Comment author: Michaelos 11 August 2014 01:20:51PM *  0 points [-]

I think you may have some typos such as 'for the greatest number for the greatest number' in paragraph 1 and 'will start end' in paragraph 2. But that aside, if I throw in some concrete numbers:

GG1: 1 year of fun, starting today.

GG2: 1 year of fun, starting 3 years from now and ending 4 years from now.

GG3: 2 years of fun, starting 1 year from now and ending 3 years from now.

If you were to heavily time discount, you would probably pick GG1.

If you were to simply want most person years of fun, you would probably pick GG3.

If you were under the impression that this was heavily focused on a survival analysis (Dr. Dystopia, unless stopped, will cause absolutely no effects until the fun starts, and then at the end of the fun period will exterminate everyone forever.) then you might want to pick GG2, since that gives the most time to come up with a plan to stop Dr. Dystopia.

If three people all have comparable utility beliefs except that one is heavily time discounting, one is heavily valuing person years and one is heavily thinking of survival analysis and they need to vote on those scenarios, presumably they have different priors and can begin discussing the various types of evidence they have for those beliefs and can attempt to come to an accurate conclusion.

Does that help? I'm a bit concerned I'm not addressing the core question, but I'm not sure what else to say yet.

Comment author: Slider 08 August 2014 08:57:35PM *  1 point [-]

I would say yes. One of Albert's values is to be transparent about his cognitive process.

but you are reading that as if self-awareness would be one of Albert's values. The reason he wants to be self-aware is raise probability of safe self-edits. Being transparent is about raising the ease of verification by programmers. Self-awareness doesn't work to this end.

Hiding one channel bears no implication on the visibility of any generated channels.

The only real downside is that if he becomes too reliant on such "telepathy" and doesn't explicitly communicate it througt officail channels. I could recorn that pondering high-utility questions could soon become correlated with programmer presence.

Comment author: Michaelos 11 August 2014 12:54:08PM 0 points [-]

Hiding one channel bears no implication on the visibility of any generated channels.

I think this is a good key point.

If the programmers wish to have a hidden channel, and Albert's code independently suggests an identical channel that isn't hidden (Because Albert just came up with the idea.) then it is perfectly fine to just implement the open channel and to have Albert remember that fact. The entire reason to have the hidden channel is to prevent Albert from going below a certain level of transparent communication.

If Albert voluntarily communicates more, that's great, but you would still want to leave the hidden channel in as safety code.

Comment author: ChristianKl 08 August 2014 07:07:31PM 0 points [-]
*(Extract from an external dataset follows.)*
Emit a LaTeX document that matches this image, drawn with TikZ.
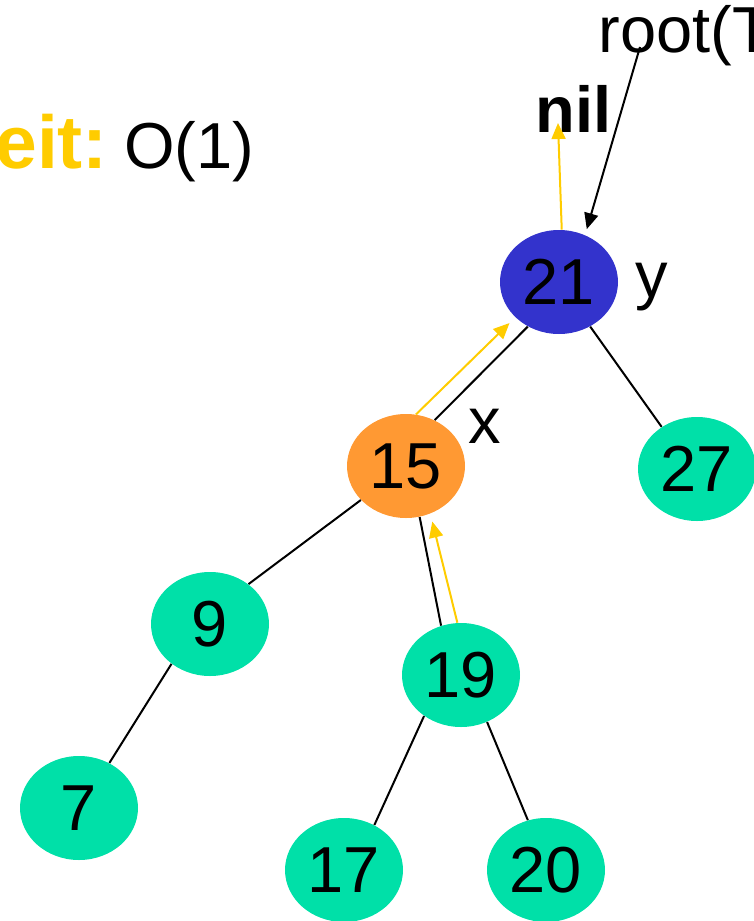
\documentclass[tikz,border=0pt]{standalone}
\usepackage{fontspec}
\setmainfont{Liberation Sans}
\usepackage{xcolor}
\usetikzlibrary{shapes.geometric,arrows.meta}
\definecolor{rootblue}{HTML}{3333CC}
\definecolor{curorange}{HTML}{FF9933}
\definecolor{leafgreen}{HTML}{00E0A8}
\definecolor{walkyellow}{HTML}{FFCC00}
\newcommand{\slidesize}{\fontsize{32.5}{39}\selectfont}
\newcommand{\headsize}{\fontsize{37.5}{45}\selectfont}

\begin{document}
\begin{tikzpicture}[
        x=0.5pt,
        y=-0.5pt,
        every node/.style={font=\slidesize},
        key/.style={
            ellipse,
            minimum width=59pt,
            minimum height=52pt,
            inner sep=0pt,
            fill=leafgreen
        },
        label/.style={
            anchor=base west,
            inner sep=0pt
        },
        edge/.style={
            draw=black,
            line width=1pt
        },
        walk/.style={
            draw=walkyellow,
            line width=1pt,
            -{Triangle[length=8pt,width=7pt]}
        },
        pointer/.style={
            draw=black,
            line width=1pt,
            -{Triangle[length=8pt,width=7pt]}
        }
    ]
        \useasboundingbox (0,0) rectangle (754,921);

        % Header text
        \node[label, text=walkyellow, font=\headsize\bfseries]
            (cost) at (-5,168) {eit:};
        \node[label] (order) at (124,168) {O(1)};
        \node[label] (root) at (598,53) {root(T};
        \node[label, font=\slidesize\bfseries] (nil) at (535,132) {nil};

        % Tree keys
        \node[key, fill=rootblue]   (n21) at (559,282) {21};
        \node[key, fill=curorange]  (n15) at (406,466) {15};
        \node[key] (n27) at (697,469) {27};
        \node[key] (n9)  at (210,624) {9};
        \node[key] (n19) at (461,675) {19};
        \node[key] (n7)  at (79,808)  {7};
        \node[key] (n17) at (344,870) {17};
        \node[key] (n20) at (546,870) {20};

        \node[label] (ylab) at (635,297) {y};
        \node[label] (xlab) at (468,443) {x};

        % Tree edges
        \draw[edge] (n21.235) -- (n15.58);
        \draw[edge] (n21.305) -- (n27.130);
        \draw[edge] (n15.217) -- (n9.46);
        \draw[edge] (n15.285) -- (n19.112);
        \draw[edge] (n9.226)  -- (n7.56);
        \draw[edge] (n19.228) -- (n17.56);
        \draw[edge] (n19.299) -- (n20.110);

        % Parent pointers walked upwards
        \coordinate (niltip) at (558,123);
        \draw[walk, shorten >=4pt] (n19.94) -- (n15.297);
        \draw[walk, shorten >=4pt] (n15.79) -- (n21.219);
        \draw[walk] (n21.87) -- (niltip);

        % Root pointer
        \coordinate (rootfoot) at (640,47);
        \draw[pointer, shorten >=3pt] (rootfoot) -- (n21.61);
    \end{tikzpicture}
\end{document}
I'm not sure if identifying high impact utility calculations is that easy. A lot of Albert's decisions might be high utility.

Comment author: Michaelos 08 August 2014 08:44:05PM 0 points [-]

I was going by the initial description from Douglas_Reay:

Albert is a relatively new AI, who under the close guidance of his programmers is being permitted to slowly improve his own cognitive capability.

That does not sound like an entity that should be handling a lot of high impact utility calculations. If an entity was described as that and was constantly announcing it was making high impact utility decisions, that either sounds like a bug or people are giving it things it isn't meant to deal with yet.